> **Exercise brief**: Below, find each line holding "chart" and state how many there are, using the number alone.

> **Supplied information**:
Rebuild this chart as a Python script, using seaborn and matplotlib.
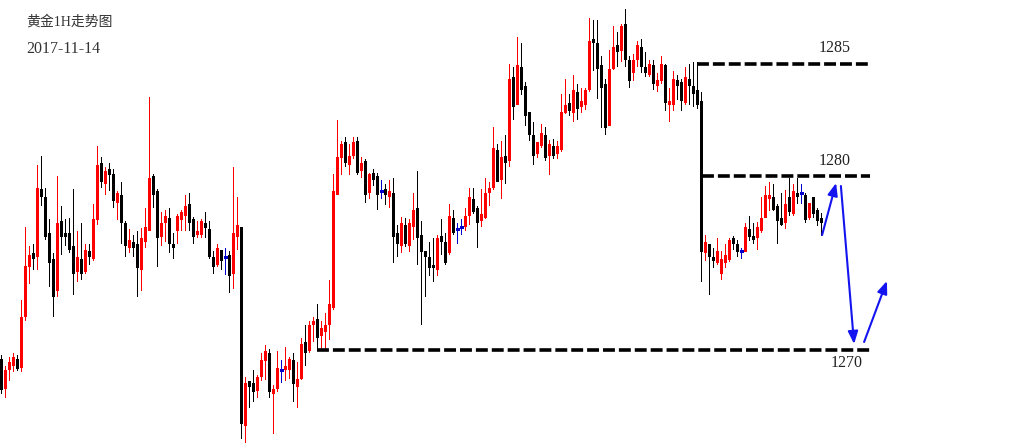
import numpy as np
import pandas as pd
import matplotlib
matplotlib.use("Agg")
import matplotlib.pyplot as plt
import seaborn as sns

# ---------------- data (hourly gold candles) ----------------
opens = [
    1270.85, 1269.4, 1270.35, 1270.55, 1270.85, 1270.45, 1273.0, 1275.5, 1276.15, 1276.0,
    1279.35, 1278.95, 1277.15, 1275.85, 1274.3, 1277.75, 1277.15, 1277.15, 1276.5, 1275.25,
    1275.85, 1275.25, 1276.25, 1275.9, 1277.85, 1280.65, 1279.65, 1280.35, 1280.1, 1278.7,
    1279.05, 1277.65, 1276.45, 1276.7, 1276.6, 1275.35, 1276.75, 1277.3, 1280.0, 1279.25,
    1277.0, 1277.7, 1277.9, 1276.6, 1277.3, 1277.85, 1278.05, 1278.6, 1277.85, 1277.1,
    1277.1, 1277.65, 1277.35, 1275.95, 1275.6, 1276.3, 1275.95, 1276.05, 1275.15, 1277.0,
    1277.45, 1267.55, 1269.75, 1269.65, 1269.3, 1270.0, 1270.8, 1271.15, 1269.15, 1269.4,
    1270.3, 1270.35, 1270.35, 1270.8, 1269.5, 1269.9, 1271.7, 1271.3, 1272.6, 1272.85,
    1272.05, 1272.25, 1272.6, 1273.45, 1279.1, 1280.95, 1281.7, 1280.6, 1281.05, 1281.75,
    1280.3, 1280.75, 1279.2, 1280.15, 1280.0, 1279.25, 1279.35, 1279.0, 1279.15, 1277.15,
    1276.55, 1277.55, 1276.55, 1277.5, 1278.4, 1277.05, 1276.25, 1275.95, 1275.55, 1275.35,
    1277.0, 1276.7, 1276.2, 1277.9, 1277.35, 1277.45, 1277.5, 1278.05, 1278.85, 1278.4,
    1277.8, 1277.95, 1279.2, 1279.45, 1281.3, 1279.85, 1281.0, 1280.8, 1284.95, 1283.6,
    1285.45, 1284.5, 1283.2, 1282.05, 1281.15, 1281.55, 1282.05, 1281.05, 1281.5, 1281.15,
    1281.35, 1283.2, 1283.65, 1283.2, 1284.2, 1283.5, 1283.6, 1284.35, 1286.85, 1286.65,
    1285.55, 1284.6, 1282.55, 1285.4, 1286.55, 1286.3, 1287.6, 1285.8, 1285.2, 1285.85,
    1286.45, 1285.45, 1285.1, 1285.55, 1284.55, 1284.8, 1285.55, 1283.6, 1283.6, 1284.8,
    1284.7, 1283.7, 1284.85, 1284.5, 1284.3, 1283.75, 1276.2, 1276.6, 1275.95, 1275.7,
    1275.15, 1275.7, 1275.85, 1276.9, 1276.6, 1276.25, 1276.25, 1277.35, 1277.0, 1276.95,
    1277.3, 1277.95, 1278.9, 1278.95, 1278.5, 1277.9, 1277.7, 1278.95, 1278.15, 1279.15,
    1279.15, 1279.05, 1277.95, 1278.95, 1278.3, 1277.9,
]
closes = [
    1269.35, 1270.3, 1270.7, 1270.95, 1270.4, 1272.95, 1275.5, 1276.05, 1275.9, 1279.4,
    1279.0, 1277.0, 1275.7, 1274.0, 1277.65, 1277.0, 1277.0, 1276.35, 1275.15, 1275.95,
    1275.15, 1276.3, 1276.0, 1277.85, 1280.55, 1279.75, 1280.25, 1280.1, 1278.8, 1279.15,
    1277.7, 1276.55, 1276.8, 1276.45, 1275.45, 1276.9, 1277.45, 1279.9, 1279.1, 1276.95,
    1277.65, 1278.0, 1276.65, 1276.45, 1278.0, 1278.2, 1278.5, 1277.7, 1277.0, 1277.25,
    1277.75, 1277.45, 1276.0, 1275.5, 1276.4, 1275.8, 1275.95, 1275.05, 1277.15, 1277.55,
    1267.65, 1269.65, 1269.5, 1269.25, 1269.95, 1270.8, 1271.25, 1269.25, 1269.35, 1270.4,
    1270.3, 1270.5, 1270.85, 1269.65, 1269.85, 1271.6, 1271.2, 1272.55, 1272.75, 1271.95,
    1272.4, 1272.55, 1273.6, 1279.25, 1280.95, 1281.6, 1280.7, 1281.0, 1281.7, 1280.2,
    1280.65, 1279.1, 1280.1, 1279.85, 1279.1, 1279.25, 1279.1, 1279.25, 1277.0, 1276.65,
    1277.65, 1276.65, 1277.65, 1278.3, 1276.95, 1276.25, 1276.0, 1275.45, 1275.45, 1276.9,
    1276.75, 1275.7, 1278.0, 1277.2, 1277.35, 1277.45, 1278.0, 1278.95, 1278.25, 1277.7,
    1278.1, 1279.15, 1279.4, 1281.4, 1279.75, 1280.95, 1280.7, 1284.85, 1283.5, 1285.55,
    1284.35, 1283.05, 1282.1, 1281.05, 1281.7, 1282.15, 1280.95, 1281.6, 1281.05, 1281.5,
    1283.2, 1283.55, 1283.3, 1284.3, 1283.4, 1283.75, 1284.3, 1286.75, 1286.7, 1285.4,
    1284.45, 1282.45, 1285.35, 1286.45, 1286.25, 1287.5, 1285.85, 1284.8, 1285.8, 1286.55,
    1285.5, 1285.2, 1285.6, 1284.65, 1284.8, 1285.6, 1283.7, 1283.75, 1284.85, 1284.55,
    1283.8, 1284.95, 1284.55, 1284.15, 1283.6, 1276.25, 1276.7, 1276.0, 1275.8, 1276.25,
    1275.85, 1276.05, 1276.8, 1276.65, 1276.25, 1276.25, 1277.45, 1277.0, 1276.85, 1277.45,
    1277.9, 1279.05, 1279.05, 1278.35, 1277.8, 1277.6, 1278.6, 1278.25, 1279.25, 1279.0,
    1279.15, 1277.85, 1278.65, 1278.15, 1277.8, 1277.7,
]
highs = [
    1271.05, 1270.5, 1270.95, 1271.15, 1271.05, 1273.8, 1277.45, 1276.5, 1276.6, 1280.55,
    1281.0, 1279.4, 1277.85, 1276.15, 1280.0, 1278.5, 1277.85, 1277.9, 1279.35, 1277.25,
    1277.65, 1276.6, 1276.6, 1278.6, 1281.5, 1280.95, 1280.45, 1280.65, 1280.35, 1279.25,
    1279.7, 1277.75, 1277.35, 1277.05, 1277.25, 1277.4, 1278.4, 1283.95, 1280.1, 1279.35,
    1278.2, 1278.3, 1278.4, 1277.15, 1278.1, 1278.3, 1279.05, 1279.15, 1277.95, 1277.75,
    1277.85, 1278.2, 1277.75, 1276.25, 1276.6, 1276.3, 1276.4, 1276.25, 1280.45, 1278.95,
    1277.45, 1269.95, 1269.75, 1270.3, 1270.05, 1271.15, 1271.55, 1271.35, 1269.55, 1271.25,
    1270.8, 1271.45, 1270.95, 1271.15, 1270.7, 1271.9, 1272.55, 1272.75, 1272.95, 1273.6,
    1272.75, 1273.15, 1274.8, 1280.1, 1282.8, 1281.75, 1281.95, 1281.6, 1281.95, 1281.95,
    1280.95, 1280.85, 1280.15, 1280.35, 1280.15, 1279.8, 1279.6, 1279.8, 1279.9, 1277.55,
    1277.95, 1277.9, 1277.85, 1279.15, 1280.25, 1277.75, 1276.25, 1276.7, 1276.9, 1277.05,
    1277.85, 1277.15, 1278.6, 1278.3, 1277.65, 1277.85, 1278.4, 1279.4, 1279.4, 1278.5,
    1279.35, 1279.9, 1279.7, 1282.45, 1281.6, 1281.75, 1282.05, 1285.6, 1285.45, 1286.95,
    1286.65, 1284.7, 1283.2, 1282.7, 1281.7, 1282.6, 1282.45, 1281.8, 1281.85, 1281.75,
    1284.1, 1284.85, 1284.1, 1285.05, 1284.6, 1284.4, 1284.4, 1287.9, 1287.8, 1287.8,
    1286.0, 1284.85, 1286.3, 1287.5, 1287.2, 1287.6, 1288.35, 1286.0, 1286.1, 1286.75,
    1286.85, 1286.2, 1285.8, 1285.8, 1285.15, 1286.0, 1285.6, 1284.4, 1285.25, 1285.05,
    1284.85, 1285.45, 1285.6, 1285.7, 1285.7, 1284.2, 1277.05, 1276.6, 1276.4, 1276.9,
    1276.25, 1276.6, 1276.9, 1277.0, 1276.8, 1276.4, 1277.65, 1278.0, 1277.65, 1277.7,
    1278.95, 1279.5, 1279.7, 1279.6, 1278.6, 1279.15, 1279.3, 1279.9, 1279.6, 1279.9,
    1279.6, 1279.15, 1278.65, 1278.95, 1278.4, 1278.15,
]
lows = [
    1269.15, 1268.95, 1269.8, 1270.25, 1270.3, 1270.25, 1272.8, 1274.65, 1275.35, 1275.35,
    1278.55, 1276.85, 1274.5, 1273.0, 1274.0, 1276.1, 1276.55, 1276.2, 1274.1, 1274.75,
    1274.85, 1275.15, 1275.6, 1275.8, 1277.6, 1279.45, 1279.1, 1279.3, 1278.45, 1277.85,
    1276.65, 1276.0, 1276.2, 1276.0, 1274.0, 1274.3, 1276.45, 1277.3, 1278.45, 1275.5,
    1276.55, 1276.75, 1276.2, 1275.9, 1276.65, 1277.3, 1277.3, 1277.3, 1276.65, 1276.95,
    1276.95, 1276.95, 1275.9, 1275.15, 1275.5, 1275.35, 1275.1, 1274.2, 1274.4, 1276.35,
    1266.9, 1266.7, 1268.45, 1268.75, 1268.95, 1269.8, 1269.85, 1268.95, 1267.15, 1269.25,
    1269.7, 1269.8, 1269.9, 1268.75, 1268.45, 1269.85, 1270.55, 1271.2, 1271.75, 1271.3,
    1271.3, 1271.3, 1271.85, 1273.35, 1279.1, 1280.1, 1280.5, 1280.1, 1280.9, 1280.1,
    1279.95, 1278.7, 1278.9, 1279.55, 1278.35, 1278.9, 1278.6, 1278.45, 1275.7, 1276.0,
    1276.2, 1276.5, 1276.25, 1276.85, 1275.6, 1272.6, 1274.0, 1275.05, 1274.75, 1275.05,
    1276.1, 1275.6, 1276.1, 1277.1, 1276.65, 1277.1, 1277.3, 1277.6, 1278.15, 1276.45,
    1277.5, 1277.9, 1278.55, 1279.35, 1279.75, 1278.9, 1279.65, 1280.5, 1282.85, 1283.6,
    1284.1, 1282.55, 1281.8, 1280.6, 1280.95, 1281.45, 1280.8, 1280.1, 1280.9, 1280.9,
    1281.25, 1283.15, 1283.05, 1282.75, 1282.85, 1283.2, 1283.35, 1284.25, 1285.3, 1283.9,
    1282.45, 1282.1, 1282.55, 1285.35, 1285.5, 1285.75, 1285.5, 1284.45, 1284.8, 1285.5,
    1285.2, 1285.0, 1285.0, 1284.35, 1284.25, 1284.65, 1283.3, 1282.75, 1283.3, 1283.85,
    1283.3, 1283.6, 1283.6, 1283.5, 1283.4, 1274.75, 1275.8, 1274.1, 1275.45, 1275.6,
    1274.85, 1275.45, 1275.75, 1276.35, 1276.0, 1275.9, 1276.25, 1276.8, 1276.65, 1276.35,
    1277.2, 1277.95, 1278.3, 1278.3, 1276.65, 1277.55, 1277.4, 1278.05, 1278.05, 1278.65,
    1278.65, 1277.7, 1277.85, 1277.95, 1277.55, 1277.05,
]

# support / resistance levels drawn on the chart
level_values = [1285.6, 1280.0, 1271.3]
level_labels = ["1285", "1280", "1270"]
level_start = [173.9, 175.2, 78.9]
level_end = [216.7, 217.2, 217.9]
label_x = [208.4, 208.4, 211.4]
label_y = [1286.4, 1280.75, 1270.65]

# projected path arrows (candle index, price)
arrow_from_x = [205.2, 209.9, 215.7]
arrow_from_y = [1277.05, 1279.5, 1271.7]
arrow_to_x = [208.7, 213.2, 221.4]
arrow_to_y = [1279.65, 1271.6, 1274.75]

title_text = "黄金1H走势图"
date_text = "2017-11-14"

# ---------------- style ----------------
sns.set_theme(style="white")
plt.rcParams["font.family"] = ["Liberation Serif", "Noto Sans CJK SC", "DejaVu Sans"]

df = pd.DataFrame({
    "idx": np.arange(len(opens)),
    "open": opens, "high": highs, "low": lows, "close": closes,
})
df["kind"] = np.where(df["close"] > df["open"], "up",
                      np.where(df["close"] < df["open"], "down", "flat"))
palette = {"up": "#ff0000", "down": "#000000", "flat": "#0000cc"}
df["color"] = df["kind"].map(palette)

fig = plt.figure(figsize=(10.3, 4.48), dpi=100)
fig.patch.set_facecolor("white")
ax = fig.add_axes([0, 0, 1, 1])
ax.set_facecolor("white")

# wicks
ax.vlines(df["idx"], df["low"], df["high"], colors=df["color"],
          linewidth=0.72, antialiased=False, zorder=2)

# bodies (drawn as thick vertical segments, at least one pixel tall)
body = df[df["kind"] != "flat"]
lo = np.minimum(body["open"], body["close"])
hi = np.maximum(body["open"], body["close"])
hi = np.maximum(hi, lo + 0.06)
ax.vlines(body["idx"], lo, hi, colors=body["color"], linewidth=1.9,
          antialiased=False, capstyle="butt", zorder=3)

# doji crosses
flat = df[df["kind"] == "flat"]
ax.hlines(flat["open"], flat["idx"] - 0.4, flat["idx"] + 0.4,
          colors=flat["color"], linewidth=0.8, antialiased=False, zorder=3)

# levels via seaborn
for v, s, e in zip(level_values, level_start, level_end):
    sns.lineplot(x=[s, e], y=[v, v], ax=ax, color="black", linewidth=2.6,
                 linestyle=(0, (3.3, 1.1)), legend=False, zorder=4)

for lbl, x, y in zip(level_labels, label_x, label_y):
    ax.text(x, y, lbl, ha="center", va="center", fontsize=11.5, color="#222222")

# arrows
for fx, fy, tx, ty in zip(arrow_from_x, arrow_from_y, arrow_to_x, arrow_to_y):
    ax.annotate("", xy=(tx, ty), xytext=(fx, fy),
                arrowprops=dict(arrowstyle="-|>,head_length=0.75,head_width=0.3",
                                color="#1414f0", lw=1.5, mutation_scale=10,
                                shrinkA=0, shrinkB=0), zorder=5)

ax.text(26 / 1030, 1 - 22 / 448, title_text, transform=ax.transAxes,
        ha="left", va="center", fontsize=10, color="#333333")
ax.text(26 / 1030, 1 - 49 / 448, date_text, transform=ax.transAxes,
        ha="left", va="center", fontsize=11.5, color="#333333")

ax.set_xlim(-0.325, 257.175)
ax.set_ylim(1266.4, 1288.8)
ax.set_axis_off()

fig.savefig("out.png", dpi=100, facecolor="white")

> **Answer to the task**: 2